Each family has a unique set of needs for the kitchen in their home. It has to accommodate the size of the family and the meals they make, but also everything else that goes on in the kitchen. Kitchens have become more than the traditional room that someone cooks the meals in. They have become a multi-purpose place where children do homework while a couple works together to prepare food. It is also where new recipes are attempted and where kids first learn the basics of how to prepare meals. The kitchen is really the soul of the home and the layout of the kitchen becomes very important because of this. It can determine whether the time spent in there is stressful or pleasant.
There are five standard layouts for kitchens:
The U-shape kitchen has three walls of kitchen cabinets and appliances. This layout it typically used in a spacious kitchen, making it ideal for big families or households that like to host guests. It also leaves room for multiple cooks meaning that meals can be prepared together without getting in each other’s way. Overall, the kitchen provides a lot of storage space for people who like to spend time in the kitchen and allows them to spread out easily. An island is a nice touch if space allows for it. It would add a little extra storage and counter space while creating a centre point for people to work on.

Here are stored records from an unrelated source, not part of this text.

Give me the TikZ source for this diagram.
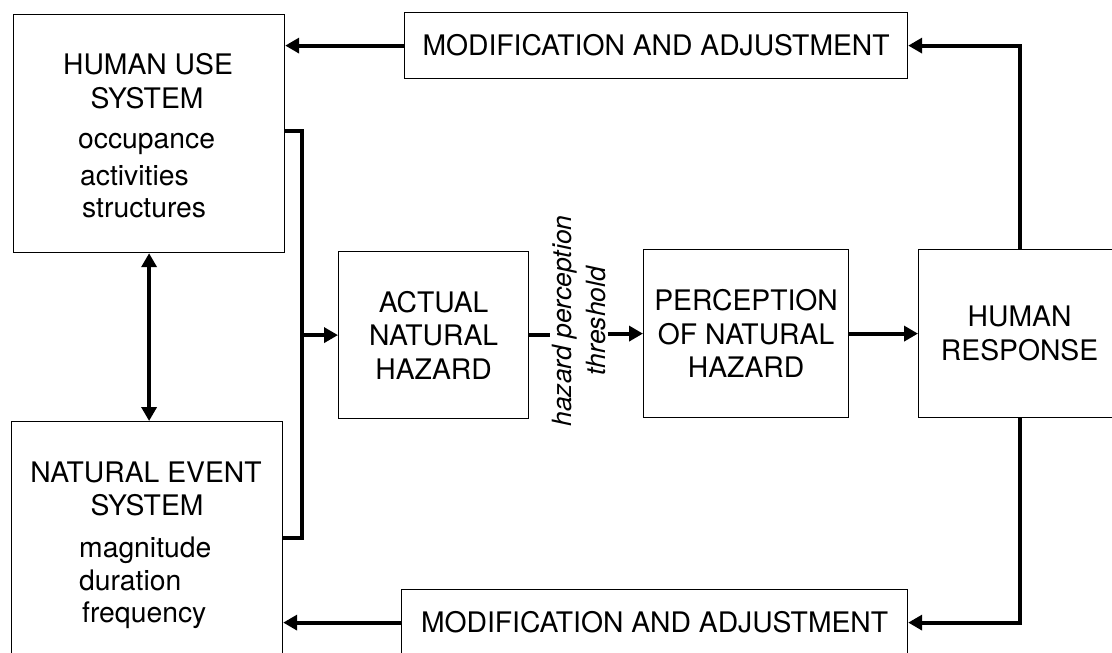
\documentclass[tikz,border=0pt]{standalone}
\usepackage{fontspec}
\setmainfont{TeX Gyre Heros}
\usetikzlibrary{arrows.meta}
\begin{document}
\begin{tikzpicture}[x=1pt,y=-1pt,
  box/.style={draw, line width=1.2pt, inner sep=0pt, align=center,
              font=\fontsize{28.3}{33.5}\selectfont},
  lbl/.style={inner sep=0pt, font=\fontsize{28.3}{34}\selectfont},
  tip/.tip={Triangle[length=14pt,width=15pt]},
  link/.style={line width=3.8pt},
  flow/.style={line width=3.8pt, -tip},
  both/.style={line width=3.8pt, tip-tip},
]
\useasboundingbox (0,0) rectangle (1112,653);
\fill[white] (0,0) rectangle (1112,653);
\clip (0,0) rectangle (1112,653);

% system boxes on the left
\node[box, anchor=north west, minimum width=271pt, minimum height=238pt] (hus) at (13,14) {};
\node[box, anchor=north west, minimum width=271pt, minimum height=250pt] (nes) at (11,421) {};

\node[lbl, anchor=base] (husA) at (148,74) {HUMAN USE};
\node[lbl, anchor=base] (husB) at (147,108) {SYSTEM};
\node[lbl, anchor=base west] (husC) at (78,148) {occupance};
\node[lbl, anchor=base west] (husD) at (80,185) {activities};
\node[lbl, anchor=base west] (husE) at (82,217) {structures};

\node[lbl, anchor=base] (nesA) at (146,482) {NATURAL EVENT};
\node[lbl, anchor=base] (nesB) at (147,515) {SYSTEM};
\node[lbl, anchor=base west] (nesC) at (79,557) {magnitude};
\node[lbl, anchor=base west] (nesD) at (79,590) {duration};
\node[lbl, anchor=base west] (nesE) at (82,622) {frequency};

% feedback boxes
\node[box, anchor=north west, minimum width=503pt, minimum height=66pt] (modtop) at (404,12) {MODIFICATION AND ADJUSTMENT};
\node[box, anchor=north west, minimum width=506pt, minimum height=66pt] (modbot) at (401,589) {MODIFICATION AND ADJUSTMENT};

% main chain
\node[box, anchor=north west, minimum width=190pt, minimum height=167pt] (act) at (338,251) {ACTUAL\\NATURAL\\HAZARD};
\node[box, anchor=north west, minimum width=205pt, minimum height=168pt] (per) at (643,249) {PERCEPTION\\OF NATURAL\\HAZARD};
\node[box, anchor=north west, minimum width=202pt, minimum height=168pt] (resp) at (918,249) {HUMAN\\RESPONSE};

\node[inner sep=1.5pt, rotate=90, align=center,
      font=\fontsize{26.5}{34}\selectfont\itshape] (thr) at (579,321)
      {hazard perception\\threshold};

% connectors
\coordinate (bt) at (302,131);
\coordinate (bb) at (302,538);
\draw[link] (bt -| hus.east) -- (bt) -- (bb) -- (bb -| nes.east);
\draw[flow] (bt |- act.west) -- (act.west);
\draw[both] (hus.south) -- (hus.south |- nes.north);

\draw[link] (act.east) -- (act.east -| thr.north);
\draw[flow] (per.west -| thr.south) -- (per.west);
\draw[flow] (per.east) -- (resp.west);

\draw[flow] (resp.north) |- (modtop.east);
\draw[flow] (resp.south) |- (modbot.east);
\draw[flow] (modtop.west) -- (modtop.west -| hus.east);
\draw[flow] (modbot.west) -- (modbot.west -| nes.east);
\end{tikzpicture}
\end{document}
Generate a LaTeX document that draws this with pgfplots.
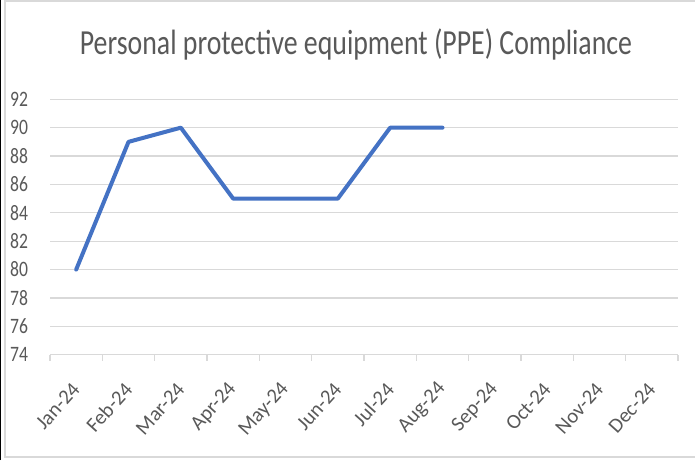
\documentclass[border=0pt]{standalone}
\usepackage{pgfplots}
\pgfplotsset{compat=1.18}
\usepackage{fontspec}
\setmainfont{Carlito}
\newfontfamily\titlefont[FakeStretch=0.79]{Carlito}
\newfontfamily\tickfont[FakeStretch=0.8]{Carlito}
\definecolor{lineblue}{HTML}{4472C4}
\definecolor{gridgray}{HTML}{D9D9D9}
\definecolor{textgray}{HTML}{595959}
\begin{document}
\begin{tikzpicture}
\useasboundingbox (0,0) rectangle (521.25pt,345pt);
\fill[white] (0,0) rectangle (521.25pt,345pt);
\draw[gridgray, line width=1pt] (3.75pt,2.25pt) rectangle (523pt,344.25pt);
\draw[black, line width=1.2pt] (0.4pt,0) -- (0.4pt,345pt);
\node[anchor=base, text=textgray, font=\titlefont\fontsize{26.4}{30}\selectfont] at (267pt,303.75pt) {Personal protective equipment (PPE) Compliance};
\begin{axis}[
  at={(37.5pt,78.98pt)}, anchor=south west,
  scale only axis, width=471pt, height=191.55pt,
  xmin=-0.5, xmax=11.5, ymin=74, ymax=92,
  ytick={74,76,...,92},
  xtick={0,...,11},
  xticklabels={Jan-24,Feb-24,Mar-24,Apr-24,May-24,Jun-24,Jul-24,Aug-24,Sep-24,Oct-24,Nov-24,Dec-24},
  minor xtick={-0.5,0.5,...,11.5},
  major x tick style={draw=none},
  minor x tick style={draw=gridgray, line width=0.9pt},
  minor tick length=4.5pt,
  tick align=outside,
  ytick style={draw=none},
  axis x line*=bottom, axis y line*=left,
  x axis line style={draw=gridgray, line width=0.9pt, -},
  y axis line style={draw=none},
  ymajorgrids, grid style={draw=gridgray, line width=0.9pt},
  /pgf/number format/assume math mode=true,
  yticklabel style={font=\tickfont\fontsize{16.5}{18}\selectfont, text=textgray, anchor=east, inner sep=0pt, xshift=-12pt},
  xticklabel style={font=\fontsize{15.5}{17}\selectfont, text=textgray, yshift=-19pt, rotate=48, anchor=east, inner sep=0pt},
  clip=false,
]
\addplot[color=lineblue, line width=3pt, line join=round, line cap=round] coordinates {
  (0,80) (1,89) (2,90) (3,85) (4,85) (5,85) (6,90) (7,90)
};
\end{axis}
\end{tikzpicture}
\end{document}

G-shaped kitchens share many similar features to U-shaped ones. The main difference is that there is a small addition on the fourth side. This could be a wall that does not fully close off the room, but most often it is a connected island or “peninsula.” This is an option for anyone with a U-shaped kitchen that would like an island but doesn’t have enough space to allow for it and would like to avoid a complete kitchen remodelling. This also does a nice job of connecting the kitchen with an adjoining room. Another popular option is to turn the peninsula into a breakfast bar for meals that are eaten quickly.
The one-wall kitchen layout is a common design that is most often found in studio apartments or loft spaces where there isn’t a lot of space to work with. All cabinets, appliances, counters, and the sink are lined up next to one another on a singular wall. This design keeps any unnecessary protrusions from taking up room in the rest of the apartment. The issue with this is that while the one-wall kitchen the most space efficient of all the regular layouts, it has its limitations as a result. The most obvious shortcoming is that it does not offer much area to prepare food on. Due to this it is best for smaller households and for individuals. Anyone preparing large elaborate meals on a regular basis might find this layout frustrating. There are of course options to help with this issue however. An island alone can add enough counter room and storage space.
This is an efficient layout that is ideal for apartments and houses with limited space. It is often a one-cook kitchen, and tend to be too small for two or more people to work comfortably side-by-side. They are characterized by two walls opposite or two parallel countertops with appliances and cabinets lining them creating a nook for the kitchen. They are also called walkway kitchens because there is a clear path between the two walls, meaning that islands are not typical used for this design. Galleys are space efficient, using every last inch.
L-shaped kitchens are ideal for small to medium sized kitchens. They are also aptly named as they consist of two perpendicular walls of kitchen cabinets and counters that meet at a corner, forming the letter “L” in the process. They maximize corner space in the kitchen and are versatile as a result. This shape is good for accommodating multiple cooks and it keeps traffic at a minimum due to its shape. This means that people won’t have to be getting in each other’s way when passing through, as would be a concern in a galley kitchen. L-shaped kitchens can easily accommodate an island addition if necessary as well.